U.N. procedures under scrutiny. Permanent U.N. Security Council members will be asked to justify their use of vetoes if a draft resolution brought forward by Liechtenstein passes a U.N. General Assembly vote today. The draft resolution is co-sponsored by 50 nations, including the United States, but not by any of the other four permanent council members: Russia, China, France, and the United Kingdom. The move is seen as a tactic to pressure Russia, which has used the veto more than any other permanent council member.
If the measure passes, the assembly will convene “within 10 working days of the casting of a veto by one or more permanent members of the Security Council, to hold a debate on the situation as to which the veto was cast,” according to draft text seen by AFP.
Keep an Eye On
The world’s military spending.
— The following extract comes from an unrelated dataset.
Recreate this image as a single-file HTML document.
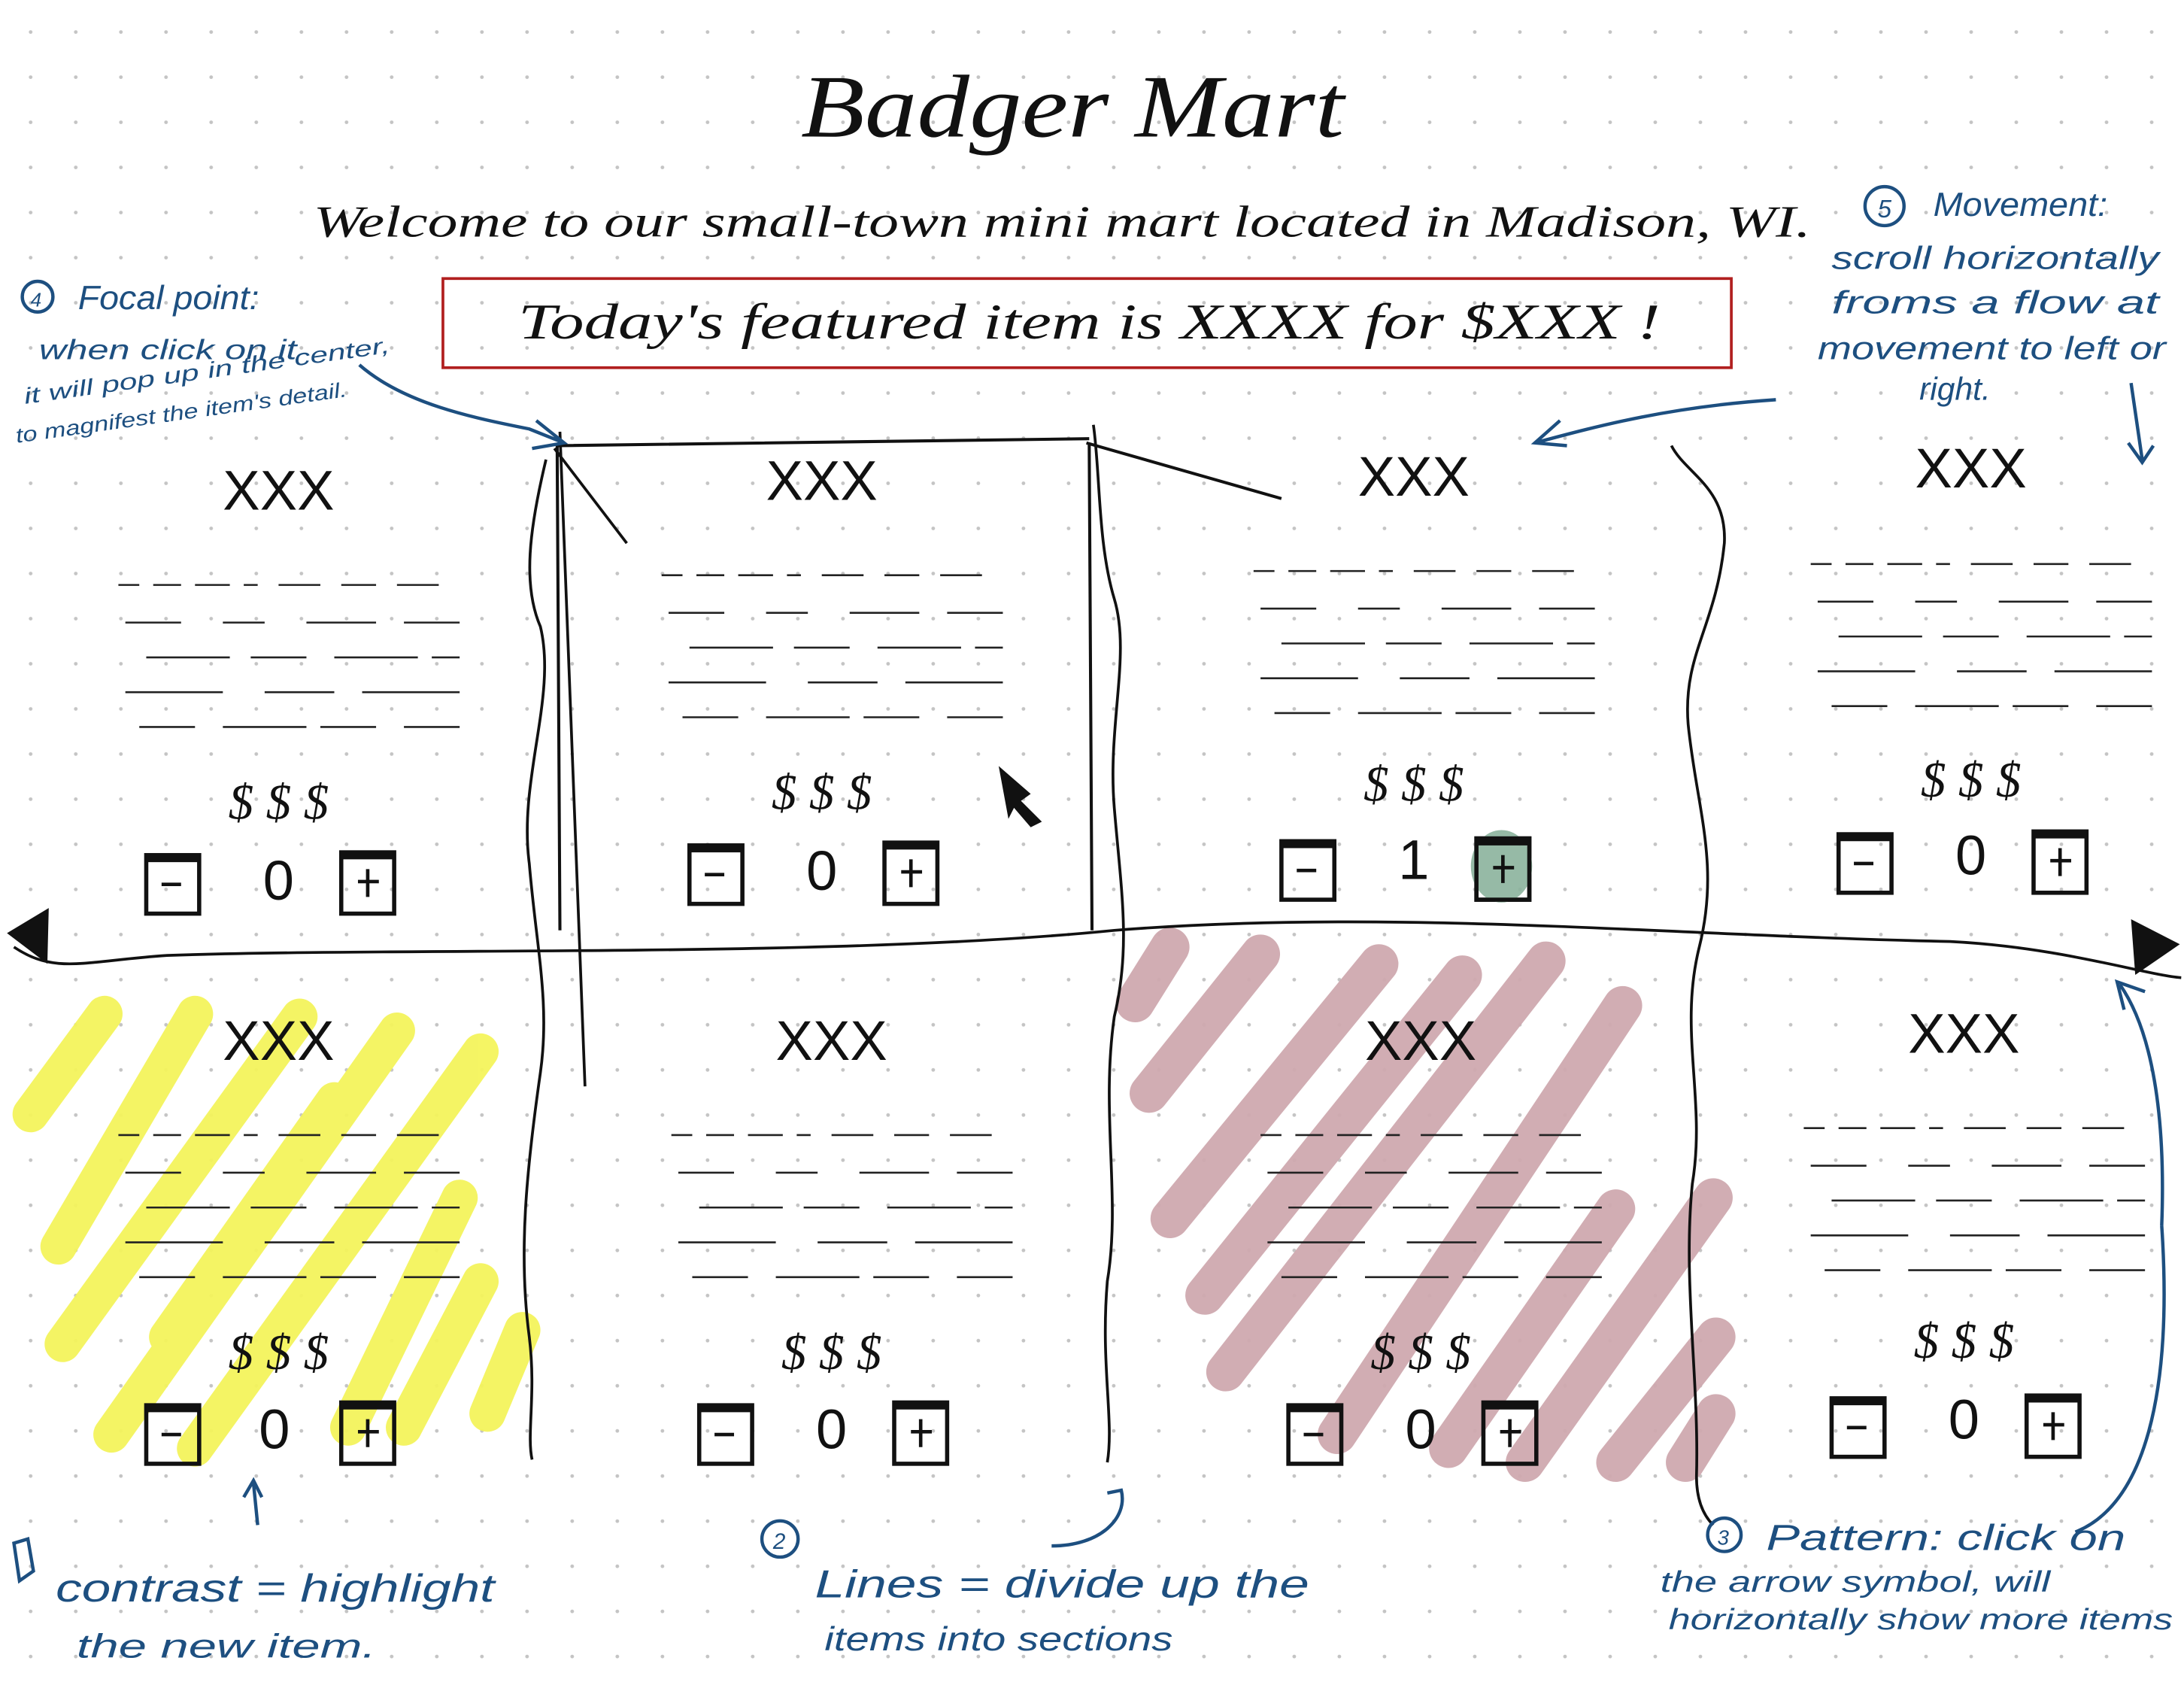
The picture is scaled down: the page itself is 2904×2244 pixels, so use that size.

Global military expenditure passed the $2 trillion mark for the first time in 2021, according to new figures released by the Stockholm International Peace Research Institute on Monday. The $2.1 trillion figure represents a 0.7 percent increase on the previous year. The United States remains the largest military spender worldwide, contributing to 38 percent of the global total.
NATO’s newest members? Sweden and Finland will submit simultaneous applications to join the NATO alliance as soon as the middle of May, according to reports in local media. As FP’s Robbie Gramer reported on Friday, the two countries can expect an easy but not instant entrance process, with all 30 current NATO members needing to approve the move.